Route signs for cyclists in this part of Italy were severely lacking, so I had to rely on navigating by GPS on a route I had already devised. It wasn't easy finding my direction through these border towns and villages and there were some long climbs if I took the wrong turning. Eventually I found the border crossing in the middle of Chiasso and was waved through by the guards - cycle tourists are obviously low grade risks!

After passing through an industrial area on a busy road, suddenly cycle route signs started appearing with typical Swiss orderliness - I was riding the North-South national cycle route , No.3, which took me on paths and side roads into a stunning Swiss landscape that was hard to believe was for real. I was on my way!
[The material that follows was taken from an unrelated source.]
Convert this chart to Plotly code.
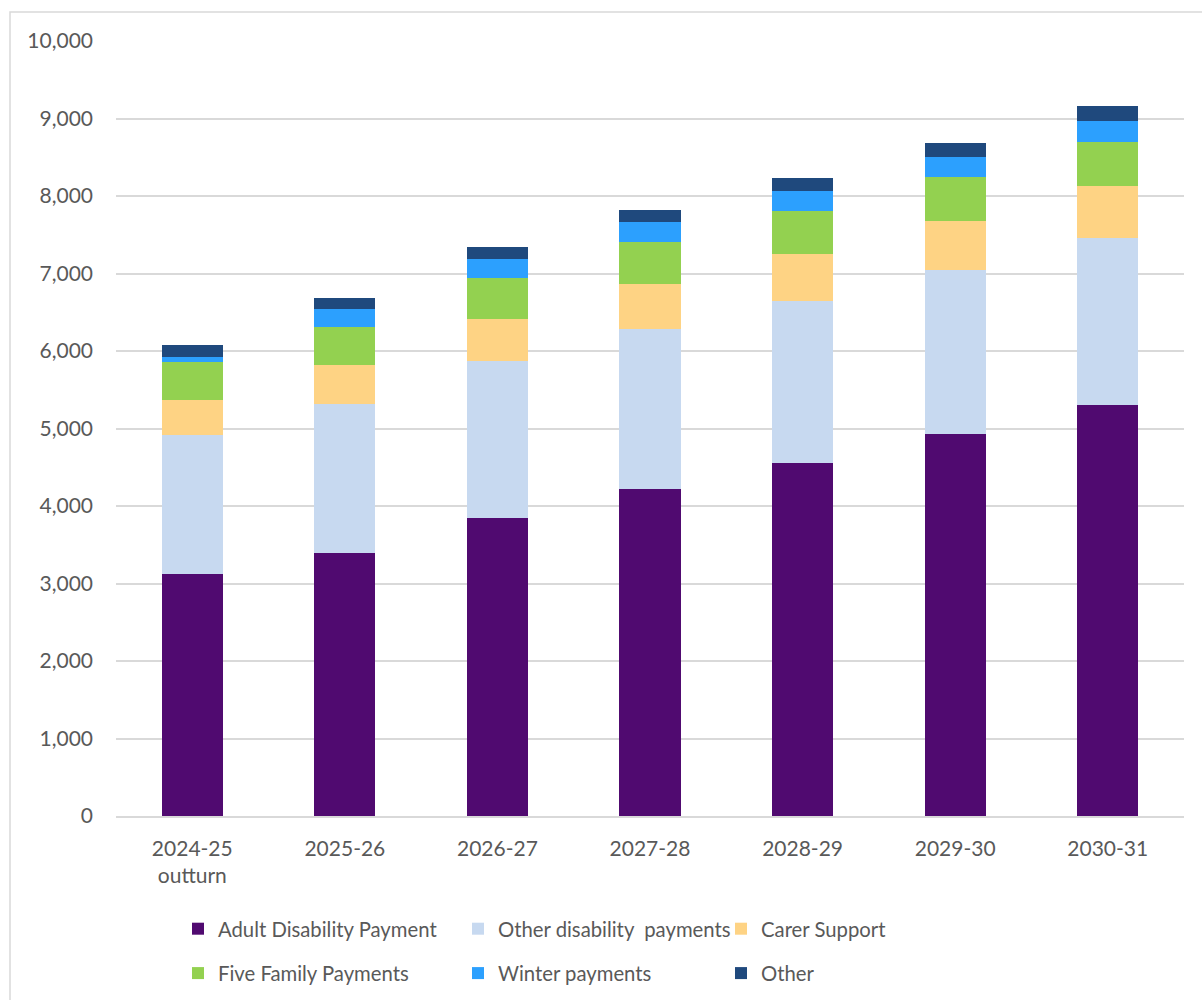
import plotly.graph_objects as go

categories = ["2024-25<br>outturn", "2025-26", "2026-27", "2027-28", "2028-29", "2029-30", "2030-31"]
adult_disability = [3127, 3389, 3845, 4219, 4558, 4923, 5306]
other_disability = [1792, 1926, 2020, 2063, 2085, 2128, 2158]
carer_support = [448, 498, 550, 581, 607, 632, 666]
five_family = [494, 499, 525, 549, 558, 563, 564]
winter = [68, 232, 245, 254, 254, 262, 278]
other = [151, 142, 155, 155, 167, 177, 190]

series = [
    ("Adult Disability Payment", adult_disability, "#500A70", "legend"),
    ("Other disability  payments", other_disability, "#C7D9F0", "legend2"),
    ("Carer Support", carer_support, "#FED384", "legend3"),
    ("Five Family Payments", five_family, "#93D150", "legend"),
    ("Winter payments", winter, "#2CA0FE", "legend2"),
    ("Other", other, "#1F497D", "legend3"),
]

W, H = 1202, 1000
L, R, T, B = 116, 1184, 41, 816.5
def px(x):
    return (x - L) / (R - L)
def py(y):
    return (B - y) / (B - T)

fig = go.Figure()
for i, (name, vals, col, lg) in enumerate(series):
    fig.add_trace(go.Bar(
        x=categories, y=vals, name=name,
        marker=dict(color=col, line=dict(width=0)),
        legend=lg, legendgroup=f"g{i}",
    ))

font_family = "Lato, 'Open Sans', sans-serif"
legend_common = dict(
    orientation="v", traceorder="grouped", tracegroupgap=15,
    font=dict(family=font_family, size=20.3, color="#595959"),
    bgcolor="rgba(0,0,0,0)", xanchor="left", yanchor="top",
    xref="container", yref="container",
    itemclick=False, itemdoubleclick=False,
)
leg_top = 1 - 909 / H

fig.update_layout(
    width=W, height=H,
    margin=dict(l=L, r=W - R, t=T, b=H - B, autoexpand=False),
    paper_bgcolor="white", plot_bgcolor="white",
    barmode="stack", bargap=0.6,
    font=dict(family=font_family, size=21, color="#595959"),
    xaxis=dict(
        automargin=False,
        showgrid=False, showline=True, linecolor="#D9D9D9", linewidth=1.5,
        tickfont=dict(size=21, color="#595959"), ticks="", ticklabelstandoff=13,
    ),
    yaxis=dict(
        automargin=False,
        range=[0, 10000], dtick=1000, tickformat=",d",
        showgrid=True, gridcolor="#D9D9D9", gridwidth=1.5,
        zeroline=False, showline=False, ticks="",
        tickfont=dict(size=21, color="#595959"), ticklabelstandoff=22,
    ),
    legend=dict(x=178 / W, y=leg_top, **legend_common),
    legend2=dict(x=458 / W, y=leg_top, **legend_common),
    legend3=dict(x=721 / W, y=leg_top, **legend_common),
    shapes=[dict(
        type="rect", xref="paper", yref="paper",
        x0=px(10), x1=px(1230), y0=py(1030), y1=py(12),
        line=dict(color="#D9D9D9", width=1.5), fillcolor="rgba(0,0,0,0)", layer="below",
    )],
    showlegend=True,
)

fig.write_html("out.html")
Day 1 Stats: 47 Km, 7 hours ( including selfie breaks), 371metres acc. climbs, 0 punctures, 1 Lugano lake-side beer, 100 (?) hello's from passing cyclists!

Posted from Figino Youth Hostel 14/5/15

Tuesday, 5 May 2015


Thanks for visiting my Blog ! It will keep you up to (pedalling) speed with my  ride across the Alps from Italy to France.

My plan is to fly to Milan Malpensa , assemble the bike, then catch a train to Como. From there I will begin my great Alpine Traverse, northwards into Switzerland, and on into France. This has been a longstanding ambition of mine! My objective is to link up with a bus in France, that will take me to Leeds in the UK. I have about 10 days to do the 650 km route. 

The above does not include the kilometres I will be ascending! Actually, the highest pass, St Gothard (2,106 metres) may still be snow-bound, so I will have to travel underneath the mountain by train. I will have to save this particular challenge for another time!

My route is based on the Eurovelo network of cycle-paths that crisscross Europe. I will be following parts of Eurovelo 5 (EV5) which is the north south pilgrims route - The Via Romea Francigena - and EV6, the Atlantic to Black Sea route.

So my bike is in its box ready for air transit tomorrow, my panniers are packed with all the clothing and equipment I may need, and let's hope I can complete the task ahead. Thanks for all the messages of support and I will try and keep you all posted.